(Items from a dataset)
--- BEGIN ---

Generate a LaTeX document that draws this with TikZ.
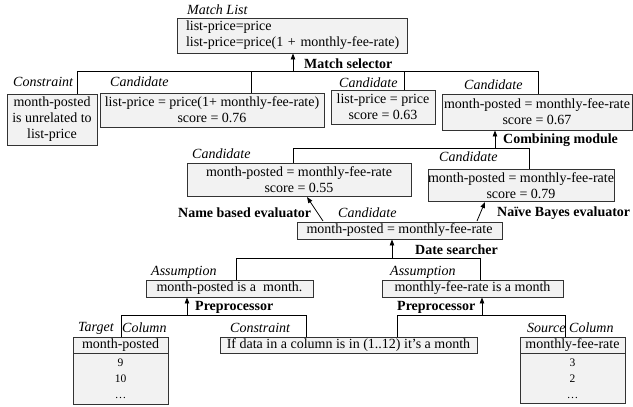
\documentclass[tikz,border=0pt]{standalone}
\usepackage{fontspec}
\setmainfont{Liberation Serif}
\usetikzlibrary{arrows.meta}
\definecolor{boxf}{HTML}{F2F2F2}
\definecolor{boxc}{HTML}{333333}
\begin{document}
\begin{tikzpicture}[x=1pt,y=-1pt,
  bx/.style={draw=boxc, fill=boxf, line width=0.9pt, inner sep=0pt, align=center,
             font=\fontsize{14}{16}\selectfont},
  wh/.style 2 args={minimum width=#1pt, minimum height=#2pt},
  lab/.style={font=\fontsize{14}{16}\selectfont\itshape, inner sep=0pt, anchor=west},
  blab/.style={font=\fontsize{14}{16}\selectfont\bfseries, inner sep=0pt, anchor=west},
  ln/.style={line width=0.8pt},
  arr/.style={ln, -{Triangle[length=6pt,width=4.5pt]}}]
\useasboundingbox (0,0) rectangle (633,407);

% ---------- boxes ----------
\node[bx, align=left, text width=212pt, inner xsep=9pt, minimum height=35pt] (matchlist) at (292,35.5)
  {\mbox{list-price=price}\\\mbox{list-price=price(1 + monthly-fee-rate)}};
\node[bx, wh={90}{51}] (constrT) at (52,119.5) {month-posted\\is unrelated to\\list-price};
\node[bx, wh={224}{34}] (cand076) at (212,110) {list-price = price(1+ monthly-fee-rate)\\score = 0.76};
\node[bx, wh={104}{34}] (cand063) at (383,107) {list-price = price\\score = 0.63};
\node[bx, wh={190}{36}] (cand067) at (537,112) {month-posted = monthly-fee-rate\\score = 0.67};
\node[bx, wh={224}{33}] (cand055) at (299,179.5) {month-posted = monthly-fee-rate\\score = 0.55};
\node[bx, wh={178}{32}] (cand079) at (521,185.5) {month-posted = monthly-fee-rate\\score = 0.79};
\node[bx, wh={205}{17}] (candmid) at (399.5,230.5) {month-posted = monthly-fee-rate};
\node[bx, wh={167}{17}] (assumL) at (229.5,288.5) {month-posted is a \ month.};
\node[bx, wh={181}{17}] (assumR) at (472.5,288.5) {monthly-fee-rate is a month};
\node[bx, wh={257}{16}] (constrB) at (348.5,345) {If data in a column is in (1..12) it’s a month};
\node[bx, wh={95}{16}] (tgthead) at (120.5,345) {month-posted};
\node[bx, wh={95}{51}, font=\fontsize{11.5}{16}\selectfont] (tgtbody) at (120.5,378.5) {9\\10\\…};
\node[bx, wh={105}{16}] (srchead) at (572.5,345.5) {monthly-fee-rate};
\node[bx, wh={105}{50}, font=\fontsize{11.5}{16}\selectfont] (srcbody) at (572.5,378.5) {3\\2\\…};

% ---------- italic labels ----------
\node[lab] (lml) at (187,10) {Match List};
\node[lab] (lct) at (13,82) {Constraint};
\node[lab] (lc1) at (110,82) {Candidate};
\node[lab] (lc2) at (339,83) {Candidate};
\node[lab] (lc3) at (464,85) {Candidate};
\node[lab] (lc4) at (192,154) {Candidate};
\node[lab] (lc5) at (439,157) {Candidate};
\node[lab] (lc6) at (338,213) {Candidate};
\node[lab] (la1) at (151,272) {Assumption};
\node[lab] (la2) at (390,272) {Assumption};
\node[lab] (ltg) at (78,328) {Target};
\node[lab] (ltc) at (122,328) {Column};
\node[lab] (lcb) at (230,328) {Constraint};
\node[lab] (lsr) at (527,328) {Source};
\node[lab] (lsc) at (569,328) {Column};

% ---------- bold labels ----------
\node[blab] (bms) at (304,64) {Match selector};
\node[blab] (bcm) at (503,140) {Combining module};
\node[blab] (bnb) at (178,213) {Name based evaluator};
\node[blab] (bnv) at (497,213) {Naïve Bayes evaluator};
\node[blab] (bds) at (415,250) {Date searcher};
\node[blab] (bp1) at (195,307) {Preprocessor};
\node[blab] (bp2) at (397,307) {Preprocessor};

% ---------- Match selector tree ----------
\coordinate (ms) at (293,71);
\coordinate (d1) at (77,71);
\coordinate (d2) at (251,71);
\coordinate (d3) at (404,71);
\coordinate (d4) at (538,71);
\draw[ln] (d1 |- constrT.north) -- (d1) -- (d4) -- (d4 |- cand067.north);
\draw[ln] (d2) -- (d2 |- cand076.north);
\draw[ln] (d3) -- (d3 |- cand063.north);
\draw[arr] (ms) -- (ms |- matchlist.south);

% ---------- Combining module tree ----------
\coordinate (cm) at (495,148);
\coordinate (e1) at (293,148);
\coordinate (e2) at (529,148);
\draw[ln] (e1 |- cand055.north) -- (e1) -- (e2) -- (e2 |- cand079.north);
\draw[arr] (cm) -- (cm |- cand067.south);

% ---------- evaluators ----------
\coordinate (n1) at (323,221);
\coordinate (n2) at (307,197);
\coordinate (b1) at (477,221);
\coordinate (b2) at (485,202);
\draw[arr] (n1) -- (n2);
\draw[arr] (b1) -- (b2);

% ---------- Date searcher tree ----------
\coordinate (ds) at (392,258);
\coordinate (f1) at (236,258);
\coordinate (f2) at (480,258);
\draw[ln] (f1 |- assumL.north) -- (f1) -- (f2) -- (f2 |- assumR.north);
\draw[arr] (ds) -- (ds |- candmid.south);

% ---------- Preprocessor left ----------
\coordinate (p1) at (187,315);
\coordinate (g1) at (121,315);
\coordinate (g2) at (306,315);
\draw[ln] (g1 |- tgthead.north) -- (g1) -- (g2) -- (g2 |- constrB.north);
\draw[arr] (p1) -- (p1 |- assumL.south);

% ---------- Preprocessor right ----------
\coordinate (p2) at (482,315);
\coordinate (h1) at (397,315);
\coordinate (h2) at (565,315);
\draw[ln] (h1 |- constrB.north) -- (h1) -- (h2) -- (h2 |- srchead.north);
\draw[arr] (p2) -- (p2 |- assumR.south);
\end{tikzpicture}
\end{document}
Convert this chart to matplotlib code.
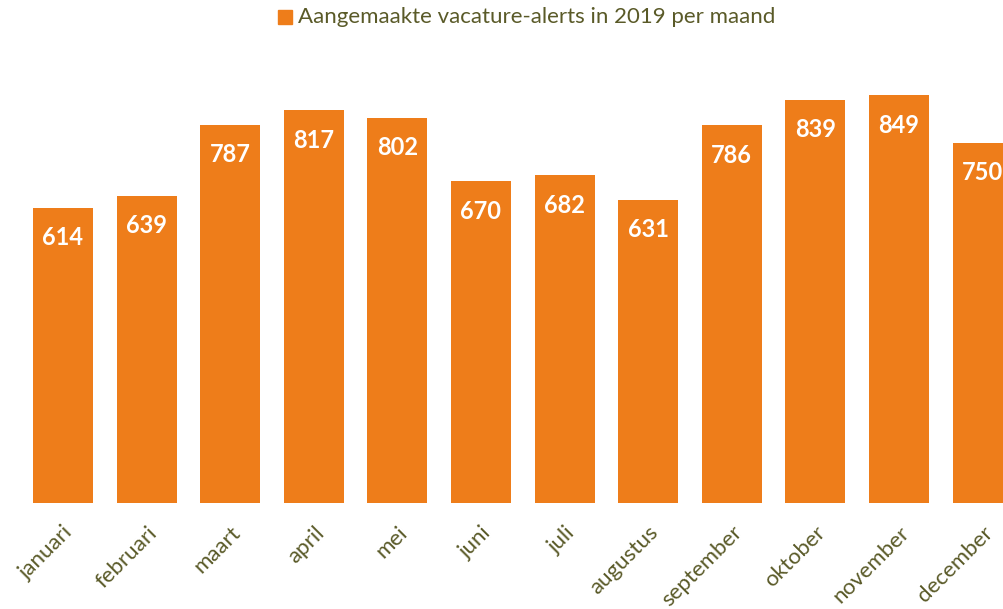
import matplotlib
matplotlib.use("Agg")
import matplotlib.pyplot as plt
from matplotlib.patches import Rectangle

months = ["januari", "februari", "maart", "april", "mei", "juni", "juli",
          "augustus", "september", "oktober", "november", "december"]
values = [614, 639, 787, 817, 802, 670, 682, 631, 786, 839, 849, 750]
series_name = "Aangemaakte vacature-alerts in 2019 per maand"

BAR = "#EE7D1A"
TXT = "#5A5A28"
FONT = "Lato"

W, H = 1004, 609
fig = plt.figure(figsize=(W / 100, H / 100), dpi=100)
fig.patch.set_facecolor("white")

pitch = 83.6
left_px = 63 - 0.5 * pitch
ax = fig.add_axes([left_px / W, 106 / H, 12 * pitch / W, 480.5 / H])
x = list(range(len(months)))
bars = ax.bar(x, values, width=0.72, color=BAR)
ax.set_xlim(-0.5, 11.5)
ax.set_ylim(0, 1000)
for s in ax.spines.values():
    s.set_visible(False)
ax.set_yticks([])
ax.set_xticks(x)
ax.set_xticklabels(months, rotation=45, ha="right", rotation_mode="anchor",
                   fontsize=16, color=TXT, family=FONT)
ax.tick_params(axis="x", length=0, pad=14)

for xi, v in zip(x, values):
    ax.annotate(str(v), (xi, v), xytext=(0, -30), textcoords="offset pixels",
                ha="center", va="center", color="white", fontsize=17,
                fontweight="bold", family=FONT)

# legend
fig.patches.append(Rectangle((278 / W, 1 - 24 / H), 14 / W, 14 / H,
                             transform=fig.transFigure, color=BAR))
fig.text(298 / W, 1 - 17 / H, series_name, ha="left", va="center",
         fontsize=16, color=TXT, family=FONT)

fig.savefig("out.png", dpi=100)
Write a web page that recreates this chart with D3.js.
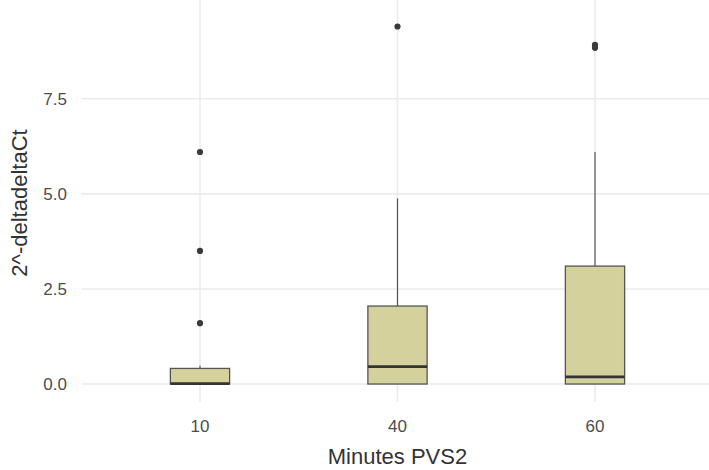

--- END ---

_Exercise description:_ Every line above should be repeated exactly; pictures stay out of the copy.

_Task result:_
Generate a LaTeX document that draws this with TikZ.
\documentclass[tikz,border=0pt]{standalone}
\usepackage{fontspec}
\setmainfont{Liberation Serif}
\usetikzlibrary{arrows.meta}
\definecolor{boxf}{HTML}{F2F2F2}
\definecolor{boxc}{HTML}{333333}
\begin{document}
\begin{tikzpicture}[x=1pt,y=-1pt,
  bx/.style={draw=boxc, fill=boxf, line width=0.9pt, inner sep=0pt, align=center,
             font=\fontsize{14}{16}\selectfont},
  wh/.style 2 args={minimum width=#1pt, minimum height=#2pt},
  lab/.style={font=\fontsize{14}{16}\selectfont\itshape, inner sep=0pt, anchor=west},
  blab/.style={font=\fontsize{14}{16}\selectfont\bfseries, inner sep=0pt, anchor=west},
  ln/.style={line width=0.8pt},
  arr/.style={ln, -{Triangle[length=6pt,width=4.5pt]}}]
\useasboundingbox (0,0) rectangle (633,407);

% ---------- boxes ----------
\node[bx, align=left, text width=212pt, inner xsep=9pt, minimum height=35pt] (matchlist) at (292,35.5)
  {\mbox{list-price=price}\\\mbox{list-price=price(1 + monthly-fee-rate)}};
\node[bx, wh={90}{51}] (constrT) at (52,119.5) {month-posted\\is unrelated to\\list-price};
\node[bx, wh={224}{34}] (cand076) at (212,110) {list-price = price(1+ monthly-fee-rate)\\score = 0.76};
\node[bx, wh={104}{34}] (cand063) at (383,107) {list-price = price\\score = 0.63};
\node[bx, wh={190}{36}] (cand067) at (537,112) {month-posted = monthly-fee-rate\\score = 0.67};
\node[bx, wh={224}{33}] (cand055) at (299,179.5) {month-posted = monthly-fee-rate\\score = 0.55};
\node[bx, wh={178}{32}] (cand079) at (521,185.5) {month-posted = monthly-fee-rate\\score = 0.79};
\node[bx, wh={205}{17}] (candmid) at (399.5,230.5) {month-posted = monthly-fee-rate};
\node[bx, wh={167}{17}] (assumL) at (229.5,288.5) {month-posted is a \ month.};
\node[bx, wh={181}{17}] (assumR) at (472.5,288.5) {monthly-fee-rate is a month};
\node[bx, wh={257}{16}] (constrB) at (348.5,345) {If data in a column is in (1..12) it’s a month};
\node[bx, wh={95}{16}] (tgthead) at (120.5,345) {month-posted};
\node[bx, wh={95}{51}, font=\fontsize{11.5}{16}\selectfont] (tgtbody) at (120.5,378.5) {9\\10\\…};
\node[bx, wh={105}{16}] (srchead) at (572.5,345.5) {monthly-fee-rate};
\node[bx, wh={105}{50}, font=\fontsize{11.5}{16}\selectfont] (srcbody) at (572.5,378.5) {3\\2\\…};

% ---------- italic labels ----------
\node[lab] (lml) at (187,10) {Match List};
\node[lab] (lct) at (13,82) {Constraint};
\node[lab] (lc1) at (110,82) {Candidate};
\node[lab] (lc2) at (339,83) {Candidate};
\node[lab] (lc3) at (464,85) {Candidate};
\node[lab] (lc4) at (192,154) {Candidate};
\node[lab] (lc5) at (439,157) {Candidate};
\node[lab] (lc6) at (338,213) {Candidate};
\node[lab] (la1) at (151,272) {Assumption};
\node[lab] (la2) at (390,272) {Assumption};
\node[lab] (ltg) at (78,328) {Target};
\node[lab] (ltc) at (122,328) {Column};
\node[lab] (lcb) at (230,328) {Constraint};
\node[lab] (lsr) at (527,328) {Source};
\node[lab] (lsc) at (569,328) {Column};

% ---------- bold labels ----------
\node[blab] (bms) at (304,64) {Match selector};
\node[blab] (bcm) at (503,140) {Combining module};
\node[blab] (bnb) at (178,213) {Name based evaluator};
\node[blab] (bnv) at (497,213) {Naïve Bayes evaluator};
\node[blab] (bds) at (415,250) {Date searcher};
\node[blab] (bp1) at (195,307) {Preprocessor};
\node[blab] (bp2) at (397,307) {Preprocessor};

% ---------- Match selector tree ----------
\coordinate (ms) at (293,71);
\coordinate (d1) at (77,71);
\coordinate (d2) at (251,71);
\coordinate (d3) at (404,71);
\coordinate (d4) at (538,71);
\draw[ln] (d1 |- constrT.north) -- (d1) -- (d4) -- (d4 |- cand067.north);
\draw[ln] (d2) -- (d2 |- cand076.north);
\draw[ln] (d3) -- (d3 |- cand063.north);
\draw[arr] (ms) -- (ms |- matchlist.south);

% ---------- Combining module tree ----------
\coordinate (cm) at (495,148);
\coordinate (e1) at (293,148);
\coordinate (e2) at (529,148);
\draw[ln] (e1 |- cand055.north) -- (e1) -- (e2) -- (e2 |- cand079.north);
\draw[arr] (cm) -- (cm |- cand067.south);

% ---------- evaluators ----------
\coordinate (n1) at (323,221);
\coordinate (n2) at (307,197);
\coordinate (b1) at (477,221);
\coordinate (b2) at (485,202);
\draw[arr] (n1) -- (n2);
\draw[arr] (b1) -- (b2);

% ---------- Date searcher tree ----------
\coordinate (ds) at (392,258);
\coordinate (f1) at (236,258);
\coordinate (f2) at (480,258);
\draw[ln] (f1 |- assumL.north) -- (f1) -- (f2) -- (f2 |- assumR.north);
\draw[arr] (ds) -- (ds |- candmid.south);

% ---------- Preprocessor left ----------
\coordinate (p1) at (187,315);
\coordinate (g1) at (121,315);
\coordinate (g2) at (306,315);
\draw[ln] (g1 |- tgthead.north) -- (g1) -- (g2) -- (g2 |- constrB.north);
\draw[arr] (p1) -- (p1 |- assumL.south);

% ---------- Preprocessor right ----------
\coordinate (p2) at (482,315);
\coordinate (h1) at (397,315);
\coordinate (h2) at (565,315);
\draw[ln] (h1 |- constrB.north) -- (h1) -- (h2) -- (h2 |- srchead.north);
\draw[arr] (p2) -- (p2 |- assumR.south);
\end{tikzpicture}
\end{document}
Convert this chart to matplotlib code.
import matplotlib
matplotlib.use("Agg")
import matplotlib.pyplot as plt
from matplotlib.patches import Rectangle

months = ["januari", "februari", "maart", "april", "mei", "juni", "juli",
          "augustus", "september", "oktober", "november", "december"]
values = [614, 639, 787, 817, 802, 670, 682, 631, 786, 839, 849, 750]
series_name = "Aangemaakte vacature-alerts in 2019 per maand"

BAR = "#EE7D1A"
TXT = "#5A5A28"
FONT = "Lato"

W, H = 1004, 609
fig = plt.figure(figsize=(W / 100, H / 100), dpi=100)
fig.patch.set_facecolor("white")

pitch = 83.6
left_px = 63 - 0.5 * pitch
ax = fig.add_axes([left_px / W, 106 / H, 12 * pitch / W, 480.5 / H])
x = list(range(len(months)))
bars = ax.bar(x, values, width=0.72, color=BAR)
ax.set_xlim(-0.5, 11.5)
ax.set_ylim(0, 1000)
for s in ax.spines.values():
    s.set_visible(False)
ax.set_yticks([])
ax.set_xticks(x)
ax.set_xticklabels(months, rotation=45, ha="right", rotation_mode="anchor",
                   fontsize=16, color=TXT, family=FONT)
ax.tick_params(axis="x", length=0, pad=14)

for xi, v in zip(x, values):
    ax.annotate(str(v), (xi, v), xytext=(0, -30), textcoords="offset pixels",
                ha="center", va="center", color="white", fontsize=17,
                fontweight="bold", family=FONT)

# legend
fig.patches.append(Rectangle((278 / W, 1 - 24 / H), 14 / W, 14 / H,
                             transform=fig.transFigure, color=BAR))
fig.text(298 / W, 1 - 17 / H, series_name, ha="left", va="center",
         fontsize=16, color=TXT, family=FONT)

fig.savefig("out.png", dpi=100)
Write a web page that recreates this chart with D3.js.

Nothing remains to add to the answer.